── TASK MATERIAL ──
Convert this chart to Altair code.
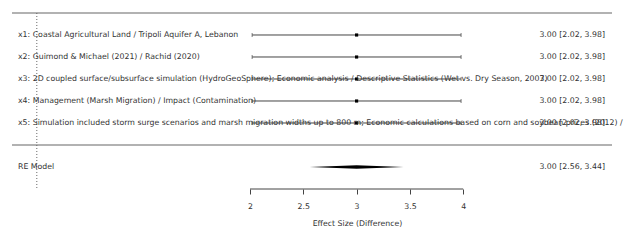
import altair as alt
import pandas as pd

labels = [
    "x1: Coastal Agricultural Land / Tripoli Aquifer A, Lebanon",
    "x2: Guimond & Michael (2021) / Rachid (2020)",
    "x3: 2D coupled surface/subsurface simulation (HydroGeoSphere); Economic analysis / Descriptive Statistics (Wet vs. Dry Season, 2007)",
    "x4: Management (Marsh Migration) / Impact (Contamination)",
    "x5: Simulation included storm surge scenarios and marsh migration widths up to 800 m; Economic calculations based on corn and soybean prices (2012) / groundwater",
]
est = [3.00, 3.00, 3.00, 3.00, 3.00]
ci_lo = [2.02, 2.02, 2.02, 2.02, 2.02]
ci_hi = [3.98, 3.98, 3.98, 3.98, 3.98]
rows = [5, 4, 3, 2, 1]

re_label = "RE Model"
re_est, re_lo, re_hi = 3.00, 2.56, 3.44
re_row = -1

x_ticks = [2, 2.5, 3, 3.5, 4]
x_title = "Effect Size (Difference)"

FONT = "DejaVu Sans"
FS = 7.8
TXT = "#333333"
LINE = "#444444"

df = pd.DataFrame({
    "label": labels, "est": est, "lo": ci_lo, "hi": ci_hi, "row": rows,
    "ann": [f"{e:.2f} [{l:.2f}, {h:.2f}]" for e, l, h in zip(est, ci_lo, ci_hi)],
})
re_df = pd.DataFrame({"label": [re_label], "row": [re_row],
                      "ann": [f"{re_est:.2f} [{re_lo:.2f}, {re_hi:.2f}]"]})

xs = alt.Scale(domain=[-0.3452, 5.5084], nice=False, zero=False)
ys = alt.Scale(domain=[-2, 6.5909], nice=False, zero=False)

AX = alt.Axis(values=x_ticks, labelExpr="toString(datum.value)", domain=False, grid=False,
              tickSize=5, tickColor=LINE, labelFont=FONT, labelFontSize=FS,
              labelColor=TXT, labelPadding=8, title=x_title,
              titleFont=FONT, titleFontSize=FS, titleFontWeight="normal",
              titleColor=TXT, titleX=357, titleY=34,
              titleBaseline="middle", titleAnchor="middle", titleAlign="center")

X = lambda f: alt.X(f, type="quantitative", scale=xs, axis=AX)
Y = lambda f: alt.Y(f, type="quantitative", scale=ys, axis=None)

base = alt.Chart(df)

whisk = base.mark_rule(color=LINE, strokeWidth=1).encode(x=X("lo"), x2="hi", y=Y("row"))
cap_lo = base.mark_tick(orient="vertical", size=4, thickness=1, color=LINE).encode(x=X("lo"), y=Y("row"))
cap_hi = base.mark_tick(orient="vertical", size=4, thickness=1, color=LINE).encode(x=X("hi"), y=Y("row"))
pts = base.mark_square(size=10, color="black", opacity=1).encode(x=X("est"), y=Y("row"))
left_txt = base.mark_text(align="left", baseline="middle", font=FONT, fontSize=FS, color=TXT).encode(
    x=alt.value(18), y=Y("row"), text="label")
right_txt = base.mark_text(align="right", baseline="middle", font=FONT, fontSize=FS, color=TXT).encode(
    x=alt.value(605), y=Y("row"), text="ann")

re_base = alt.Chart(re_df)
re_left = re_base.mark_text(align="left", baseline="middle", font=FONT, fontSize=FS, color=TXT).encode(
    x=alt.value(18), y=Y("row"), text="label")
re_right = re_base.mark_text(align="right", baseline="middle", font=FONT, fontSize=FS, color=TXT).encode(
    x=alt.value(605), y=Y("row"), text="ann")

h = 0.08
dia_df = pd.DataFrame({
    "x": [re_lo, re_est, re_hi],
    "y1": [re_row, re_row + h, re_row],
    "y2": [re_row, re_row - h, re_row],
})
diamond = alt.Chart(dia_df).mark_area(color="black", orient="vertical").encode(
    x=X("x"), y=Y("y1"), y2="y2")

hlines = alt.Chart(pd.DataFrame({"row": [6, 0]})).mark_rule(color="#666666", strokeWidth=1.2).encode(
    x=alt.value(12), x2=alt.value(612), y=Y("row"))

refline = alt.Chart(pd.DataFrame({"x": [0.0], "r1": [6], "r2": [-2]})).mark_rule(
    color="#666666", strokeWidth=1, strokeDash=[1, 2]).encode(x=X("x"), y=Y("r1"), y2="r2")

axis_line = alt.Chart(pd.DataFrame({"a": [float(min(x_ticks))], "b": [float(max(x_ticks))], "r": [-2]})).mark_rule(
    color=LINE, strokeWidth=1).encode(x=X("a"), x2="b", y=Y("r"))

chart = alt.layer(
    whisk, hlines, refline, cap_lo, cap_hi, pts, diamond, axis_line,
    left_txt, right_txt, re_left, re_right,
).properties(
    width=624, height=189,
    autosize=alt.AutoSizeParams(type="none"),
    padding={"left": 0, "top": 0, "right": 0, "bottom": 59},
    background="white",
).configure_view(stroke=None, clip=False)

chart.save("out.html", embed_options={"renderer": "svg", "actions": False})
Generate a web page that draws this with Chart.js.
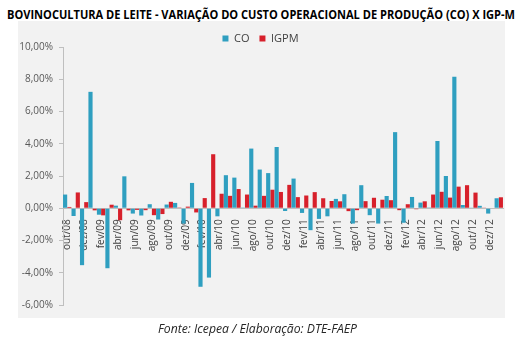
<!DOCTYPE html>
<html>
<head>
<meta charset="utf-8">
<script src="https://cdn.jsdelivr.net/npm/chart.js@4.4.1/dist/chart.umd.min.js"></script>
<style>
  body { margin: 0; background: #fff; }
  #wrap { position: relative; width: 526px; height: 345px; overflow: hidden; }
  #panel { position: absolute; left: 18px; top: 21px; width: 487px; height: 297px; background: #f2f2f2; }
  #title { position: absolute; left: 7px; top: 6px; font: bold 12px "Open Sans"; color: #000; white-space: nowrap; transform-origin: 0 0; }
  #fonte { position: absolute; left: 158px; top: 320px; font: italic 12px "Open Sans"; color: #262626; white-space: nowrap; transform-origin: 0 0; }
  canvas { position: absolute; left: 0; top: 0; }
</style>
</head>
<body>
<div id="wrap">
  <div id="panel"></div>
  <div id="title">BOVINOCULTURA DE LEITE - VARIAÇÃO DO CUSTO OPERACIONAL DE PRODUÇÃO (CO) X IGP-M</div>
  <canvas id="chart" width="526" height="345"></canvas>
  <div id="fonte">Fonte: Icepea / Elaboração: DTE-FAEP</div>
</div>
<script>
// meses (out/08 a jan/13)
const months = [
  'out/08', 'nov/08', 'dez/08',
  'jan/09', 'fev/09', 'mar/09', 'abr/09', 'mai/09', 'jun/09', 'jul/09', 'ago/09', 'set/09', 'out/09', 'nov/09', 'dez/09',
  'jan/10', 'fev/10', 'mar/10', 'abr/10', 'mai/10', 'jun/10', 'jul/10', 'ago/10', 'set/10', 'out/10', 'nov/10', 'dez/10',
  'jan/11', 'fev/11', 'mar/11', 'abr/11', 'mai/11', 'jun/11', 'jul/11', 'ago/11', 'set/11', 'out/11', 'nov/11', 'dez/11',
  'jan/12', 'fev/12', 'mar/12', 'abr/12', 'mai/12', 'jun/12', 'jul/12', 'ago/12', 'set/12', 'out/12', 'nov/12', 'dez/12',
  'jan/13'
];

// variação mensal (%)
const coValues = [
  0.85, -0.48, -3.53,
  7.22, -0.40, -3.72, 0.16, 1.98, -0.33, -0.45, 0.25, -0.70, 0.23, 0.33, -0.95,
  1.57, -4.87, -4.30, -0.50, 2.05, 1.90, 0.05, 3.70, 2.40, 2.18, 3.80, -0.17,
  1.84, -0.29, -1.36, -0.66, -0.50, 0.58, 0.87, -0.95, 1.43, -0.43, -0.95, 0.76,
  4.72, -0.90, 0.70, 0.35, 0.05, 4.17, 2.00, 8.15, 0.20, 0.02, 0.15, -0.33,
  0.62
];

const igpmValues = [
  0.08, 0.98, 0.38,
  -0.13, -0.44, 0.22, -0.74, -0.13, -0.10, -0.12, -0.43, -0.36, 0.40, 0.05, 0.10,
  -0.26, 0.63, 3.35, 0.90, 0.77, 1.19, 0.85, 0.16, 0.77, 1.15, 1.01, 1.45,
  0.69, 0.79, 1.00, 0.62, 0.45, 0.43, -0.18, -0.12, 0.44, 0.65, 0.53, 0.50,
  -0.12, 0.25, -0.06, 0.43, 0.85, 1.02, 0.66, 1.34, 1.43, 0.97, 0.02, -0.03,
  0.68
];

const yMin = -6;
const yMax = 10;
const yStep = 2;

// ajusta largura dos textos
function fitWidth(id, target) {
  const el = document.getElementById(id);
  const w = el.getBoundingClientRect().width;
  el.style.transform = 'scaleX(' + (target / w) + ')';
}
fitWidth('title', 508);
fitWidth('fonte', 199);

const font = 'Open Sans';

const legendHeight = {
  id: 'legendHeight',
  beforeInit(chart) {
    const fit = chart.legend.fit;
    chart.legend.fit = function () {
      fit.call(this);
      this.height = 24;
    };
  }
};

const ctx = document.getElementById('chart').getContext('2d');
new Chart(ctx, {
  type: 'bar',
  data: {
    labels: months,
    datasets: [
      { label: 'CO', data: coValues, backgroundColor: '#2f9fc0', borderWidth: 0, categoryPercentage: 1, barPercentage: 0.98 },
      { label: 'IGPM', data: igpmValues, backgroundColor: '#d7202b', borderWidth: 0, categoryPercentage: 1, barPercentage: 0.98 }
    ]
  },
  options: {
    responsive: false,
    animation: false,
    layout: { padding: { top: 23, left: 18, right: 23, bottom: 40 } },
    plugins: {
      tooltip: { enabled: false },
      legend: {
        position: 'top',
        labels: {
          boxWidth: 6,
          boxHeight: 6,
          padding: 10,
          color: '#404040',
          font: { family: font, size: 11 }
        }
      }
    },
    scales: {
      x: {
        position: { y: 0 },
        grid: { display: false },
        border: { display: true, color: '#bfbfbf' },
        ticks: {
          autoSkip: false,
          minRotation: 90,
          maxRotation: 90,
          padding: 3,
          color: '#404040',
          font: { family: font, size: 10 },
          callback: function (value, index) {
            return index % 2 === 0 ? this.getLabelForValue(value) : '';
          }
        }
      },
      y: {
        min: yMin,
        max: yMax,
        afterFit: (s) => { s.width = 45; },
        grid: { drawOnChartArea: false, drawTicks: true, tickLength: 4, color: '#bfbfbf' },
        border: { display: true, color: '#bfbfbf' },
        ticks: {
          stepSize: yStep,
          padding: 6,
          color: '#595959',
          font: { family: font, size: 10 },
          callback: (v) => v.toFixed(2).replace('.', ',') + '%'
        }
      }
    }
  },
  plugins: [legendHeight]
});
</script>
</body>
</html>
───
- STATED EXERCISE -
Repeat only what runs from the first line of the records above to the line with "import pandas as pd", both included, word for word, minus the pictures.

- REPLY TO THE TASK -
Convert this chart to Altair code.
import altair as alt
import pandas as pd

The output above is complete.